THE SENATE, which began as a group of advisors, was expanded to sixty members (later 120) and formed the highest legislative body, although the legislation they debated often originated elsewhere.
THE SIGNORIA was the highest level committee, consisting of the Doge, his six counselors, and the three heads of The 40. The doge was not allowed to choose his own advisors according to his inclinations. They were elected by the Great Council, they could veto the doge, and he was bound by his oath to submit to them. The shroud of Marino Faliero painted over his portrait in the Great Council Chamber served as memento mori to every subsequent doge that the axe was never far.
The terms of all committee assignments, highest to lowest, were strictly limited, from three to twenty-four months, and consecutive terms were not allowed (in fact, a noble needed to be off a committee twice as long as he he had been on before he could be reelected to the same committee).
THE DOGE
The complex system of electing the Doge began with the constitutional reforms of 1172 and was completed in 1296. The process mingled straightforward voting in committees with lotteries to determine who would be on the committees. Chance — the randomness of the lottery — was seen as a foil to cabals and conspiracies. By the 14th century no noble elected doge was allowed to refuse the office, abdicate, or otherwise resign.

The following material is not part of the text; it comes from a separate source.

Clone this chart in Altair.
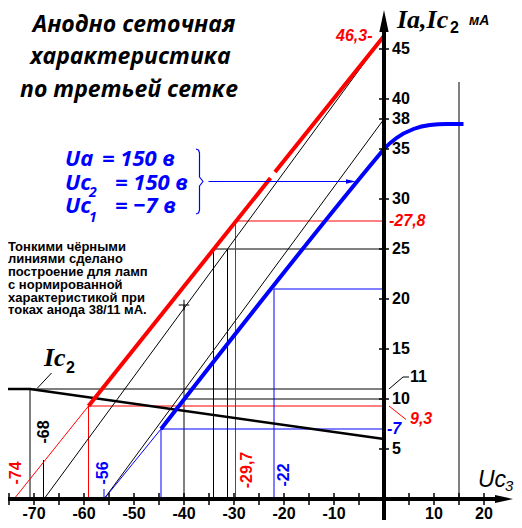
import altair as alt
import pandas as pd

# ---------------- data (Uc3 in volts, currents in mA) ----------------
red_thin_x = [-74.0, -59.1]
red_thin_y = [0.0, 9.3]
red_thick1_x = [-59.1, -22.7]
red_thick1_y = [9.3, 32.1]
red_thick2_x = [-21.8, 0.0]
red_thick2_y = [32.7, 46.3]

lineA_x = [-68.0, 0.0]
lineA_y = [0.0, 46.3]
lineB_x = [-56.0, 0.0]
lineB_y = [0.0, 38.0]

blue_thin_x = [-56.0, -44.6]
blue_thin_y = [0.0, 7.0]
blue_thick_x = [-44.6, -1.0, 0.0, 2.5, 5.9, 9.2, 12.5, 15.9]
blue_thick_y = [7.0, 34.4, 35.0, 36.1, 37.0, 37.4, 37.5, 37.5]

ic2_x = [-76.0, -70.8, 0.0]
ic2_y = [11.0, 11.0, 6.0]

# construction lines
guide_x1 = [-70.8, -70.8, -40.0, -40.0, -34.1, -31.3, -34.1, 15.0, -68.1,
            -59.1, -59.1, -29.7, -29.7, -44.6, -44.6, -22.0, -22.0, -56.0]
guide_y1 = [0.0, 11.0, 0.0, 10.0, 0.0, 0.0, 25.0, 0.0, 0.0,
            0.0, 9.3, 0.0, 27.8, 0.0, 7.0, 0.0, 21.0, 0.0]
guide_x2 = [-70.8, 0.0, -40.0, 0.0, -34.1, -31.3, 0.0, 15.0, -68.1,
            -59.1, 0.0, -29.7, 0.0, -44.6, 0.0, -22.0, 0.0, -56.0]
guide_y2 = [11.0, 11.0, 19.4, 10.0, 25.0, 25.0, 25.0, 41.7, 3.9,
            9.3, 9.3, 27.8, 27.8, 7.0, 7.0, 21.0, 21.0, 1.0]
guide_c = ["black"] * 9 + ["red"] * 4 + ["blue"] * 5

# axis ticks and labels
x_ticks = [-75, -70, -65, -60, -55, -50, -45, -40, -35, -30, -25, -20, -15, -10, -5, 5, 10, 15, 20]
x_labels = [-70, -60, -50, -40, -30, -20, -10, 10, 20]
y_ticks = [5, 10, 15, 20, 25, 30, 35, 38, 40, 45]
y_labels = ["5", "10", "15", "20", "25", "30", "35", "38", "40", "45"]
y_label_vals = [5, 10, 15, 20, 25, 30, 35, 38, 40, 45]

X_DOM = [-75.2, 26.0]
Y_DOM = [-2.1, 49.1]

X = alt.X("x:Q", scale=alt.Scale(domain=X_DOM, nice=False, zero=False), axis=None)
Y = alt.Y("y:Q", scale=alt.Scale(domain=Y_DOM, nice=False, zero=False), axis=None)


def poly(xs, ys, color, width, interp="linear"):
    df = pd.DataFrame({"x": xs, "y": ys, "o": list(range(len(xs)))})
    return alt.Chart(df).mark_line(color=color, strokeWidth=width, interpolate=interp,
                                   strokeCap="butt", strokeJoin="round").encode(
        x=X, y=Y, order="o:Q")


def segs(df, width):
    return alt.Chart(df).mark_rule(strokeWidth=width).encode(
        x=X, y=Y, x2="x2:Q", y2="y2:Q", color=alt.Color("c:N", scale=None))


def texts(df, **kw):
    return alt.Chart(df).mark_text(**kw).encode(
        x=X, y=Y, text="t:N", color=alt.Color("c:N", scale=None))


layers = []

# construction guides
layers.append(segs(pd.DataFrame({"x": guide_x1, "y": guide_y1, "x2": guide_x2,
                                 "y2": guide_y2, "c": guide_c}), 1))
layers.append(poly(lineA_x, lineA_y, "black", 1))
layers.append(poly(lineB_x, lineB_y, "black", 1))
layers.append(poly(red_thin_x, red_thin_y, "red", 1))
layers.append(poly(blue_thin_x, blue_thin_y, "blue", 1))

# leaders
layers.append(poly([-69.3, -66.5], [11.1, 12.6], "black", 1))
layers.append(poly([1.0, 3.8, 5.0], [11.0, 12.2, 12.2], "black", 1))
layers.append(poly([1.0, 4.4], [9.3, 7.95], "red", 1))

# Ic2 curve and main characteristics
layers.append(poly(ic2_x, ic2_y, "black", 2.5))
layers.append(poly(red_thick1_x, red_thick1_y, "red", 4))
layers.append(poly(red_thick2_x, red_thick2_y, "red", 4))
layers.append(poly(blue_thick_x, blue_thick_y, "blue", 4, "monotone"))

# marker cross on line A
layers.append(alt.Chart(pd.DataFrame({"x": [-40.0], "y": [19.4]})).mark_point(
    shape="M-1,0L1,0M0,-1L0,1", size=110, filled=False, color="black",
    strokeWidth=1, opacity=1).encode(x=X, y=Y))

# brace and arrow of the blue annotation
brace_x = [-37.6, -37.1, -36.9, -36.9, -36.2, -36.9, -36.9, -37.1, -37.6]
brace_y = [35.0, 34.9, 34.6, 32.2, 31.75, 31.3, 28.9, 28.6, 28.5]
layers.append(poly(brace_x, brace_y, "blue", 1.2))
layers.append(poly([-35.1, -7.5], [31.75, 31.75], "blue", 1.2))
layers.append(alt.Chart(pd.DataFrame({"x": [-6.6], "y": [31.75]})).mark_point(
    shape="M1,0L-1,-0.45L-1,0.45Z", size=100, filled=True, color="blue",
    opacity=1).encode(x=X, y=Y))

# axes
layers.append(poly([-76.0, 23.0], [0.0, 0.0], "black", 4))
layers.append(poly([0.0, 0.0], [-2.2, 46.8], "black", 4))
layers.append(alt.Chart(pd.DataFrame({"x": [0.0], "y": [47.8]})).mark_point(
    shape="M0,-1L0.42,1L-0.42,1Z", size=484, filled=True, color="black",
    opacity=1).encode(x=X, y=Y))
layers.append(alt.Chart(pd.DataFrame({"x": [24.0], "y": [0.0]})).mark_point(
    shape="M1,0L-1,-0.45L-1,0.45Z", size=324, filled=True, color="black",
    opacity=1).encode(x=X, y=Y))

# ticks
layers.append(segs(pd.DataFrame({"x": x_ticks, "y": [-0.6] * len(x_ticks),
                                 "x2": x_ticks, "y2": [0.6] * len(x_ticks),
                                 "c": ["black"] * len(x_ticks)}), 1.5))
layers.append(segs(pd.DataFrame({"x": [-1.0] * len(y_ticks), "y": y_ticks,
                                 "x2": [1.0] * len(y_ticks), "y2": y_ticks,
                                 "c": ["black"] * len(y_ticks)}), 1.5))

TF = "Liberation Sans, Arial, sans-serif"
# tick labels
layers.append(texts(pd.DataFrame({"x": x_labels, "y": [-1.45] * len(x_labels),
                                  "t": [str(v) for v in x_labels],
                                  "c": ["black"] * len(x_labels)}),
                    font=TF, fontSize=16, fontWeight="bold", align="center", baseline="middle"))
layers.append(texts(pd.DataFrame({"x": [1.6] * len(y_labels) + [5.2], "y": y_label_vals + [12.2],
                                  "t": y_labels + ["11"],
                                  "c": ["black"] * (len(y_labels) + 1)}),
                    font=TF, fontSize=16, fontWeight="bold", align="left", baseline="middle"))
# special values
layers.append(texts(pd.DataFrame({"x": [1.0, 5.2, -9.6, 0.6], "y": [27.8, 8.0, 46.3, 7.0],
                                  "t": ["-27,8", "9,3", "46,3-", "-7"],
                                  "c": ["red", "red", "red", "blue"]}),
                    font=TF, fontSize=16, fontWeight="bold", fontStyle="italic",
                    align="left", baseline="middle"))
# rotated values at the Uc3 axis
layers.append(texts(pd.DataFrame({"x": [-73.6, -68.1, -56.2, -27.5, -20.1],
                                  "y": [2.6, 6.7, 2.6, 2.9, 2.4],
                                  "t": ["-74", "-68", "-56", "-29,7", "-22"],
                                  "c": ["red", "black", "blue", "red", "blue"]}),
                    font=TF, fontSize=16, fontWeight="bold", angle=270,
                    align="center", baseline="middle"))

# title
HF = "Open Sans, Roboto, DejaVu Sans, sans-serif"
layers.append(texts(pd.DataFrame({"x": [-50.0, -50.7, -51.0], "y": [46.67, 43.47, 40.17],
                                  "t": ["Анодно сеточная", "характеристика", "по третьей сетке"],
                                  "c": ["black"] * 3}),
                    font=HF, fontSize=23, fontWeight="bold", fontStyle="italic",
                    align="center", baseline="alphabetic"))

# blue parameter block
layers.append(texts(pd.DataFrame({"x": [-63.8, -56.4, -63.8, -53.8, -63.8, -53.8],
                                  "y": [33.3, 33.3, 30.9, 30.9, 28.57, 28.57],
                                  "t": ["Ua", "= 150 в", "Uc", "= 150 в", "Uc", "= −7 в"],
                                  "c": ["blue"] * 6}),
                    font=HF, fontSize=22, fontWeight="bold", fontStyle="italic",
                    align="left", baseline="alphabetic"))
layers.append(texts(pd.DataFrame({"x": [-59.0, -59.0], "y": [30.23, 27.73],
                                  "t": ["2", "1"], "c": ["blue", "blue"]}),
                    font=HF, fontSize=14, fontWeight="bold", fontStyle="italic",
                    align="left", baseline="alphabetic"))

# note
note_lines = ["Тонкими чёрными", "линиями сделано", "построение для ламп",
              "с нормированной", "характеристикой при", "токах анода 38/11 мА."]
layers.append(texts(pd.DataFrame({"x": [-75.2] * 6,
                                  "y": [24.83 - 1.27 * i for i in range(6)],
                                  "t": note_lines, "c": ["black"] * 6}),
                    font="Liberation Sans Narrow, Arial Narrow, sans-serif", fontSize=13,
                    fontWeight="bold", align="left", baseline="alphabetic"))

# axis titles and curve label
SF = "Liberation Serif, Times New Roman, serif"
layers.append(texts(pd.DataFrame({"x": [2.6, -68.0], "y": [47.1, 13.3],
                                  "t": ["Ia,Ic", "Ic"], "c": ["black", "black"]}),
                    font=SF, fontSize=26, fontWeight="bold", fontStyle="italic",
                    align="left", baseline="alphabetic"))
layers.append(texts(pd.DataFrame({"x": [13.2, -63.6], "y": [46.6, 12.6],
                                  "t": ["2", "2"], "c": ["black", "black"]}),
                    font=TF, fontSize=16, fontWeight="bold",
                    align="left", baseline="alphabetic"))
layers.append(texts(pd.DataFrame({"x": [17.0], "y": [47.4], "t": ["мА"], "c": ["black"]}),
                    font=TF, fontSize=14, fontStyle="italic", fontWeight="bold",
                    align="left", baseline="alphabetic"))
layers.append(texts(pd.DataFrame({"x": [18.8], "y": [1.2], "t": ["Uc"], "c": ["black"]}),
                    font=TF, fontSize=23, fontStyle="italic",
                    align="left", baseline="alphabetic"))
layers.append(texts(pd.DataFrame({"x": [24.2], "y": [0.8], "t": ["3"], "c": ["black"]}),
                    font=TF, fontSize=15, fontStyle="italic",
                    align="left", baseline="alphabetic"))

chart = alt.layer(*layers).properties(
    width=506, height=512,
    autosize=alt.AutoSizeParams(type="none"),
    padding=0,
).configure_view(stroke=None)

chart.save("out.html", embed_options={"renderer": "svg", "actions": False})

The doge swore an oath of office, which grew over time. Upon the death of each successive doge, his actions were examined. If, post mortem, he was found guilty of any malfeasance or corruption, his family got the bill; another measure designed to keep him in line. By the last doge (1797) the oath was 301 pages of rules and restrictions. The doge was constantly under strict surveillance: he had to wait for other officials to be present before opening dispatches from foreign powers; he was not allowed to possess any property in a foreign land, nor hold private discussions.
Progressively the doge became as much a figurehead as the golden statue of Justice on the prow of the Bucintoro, his golden boat.
THE COUNCIL OF TEN
The government power structure of the Venetian Republic is often visualized as a pyramid (as in the diagram on the right).
This image fails to take into account that after the 12th c. the power of the doge was increasingly limited, his prerogatives taken away, and his freedom of action curtailed until he became a figurehead with no independent power at all.
The “pyramid” also fails to take into account the fact that membership on the councils was interchangeable, a revolving door of members drawn from the same pool cycling through interlocking committees and councils.
A far more accurate representation would look something like the intricate cogs and gears of a clock, with the Council of Ten as the mainspring, simultaneously driving and restraining the operations of the mechanism, its smooth operation regularly interrupted by random events.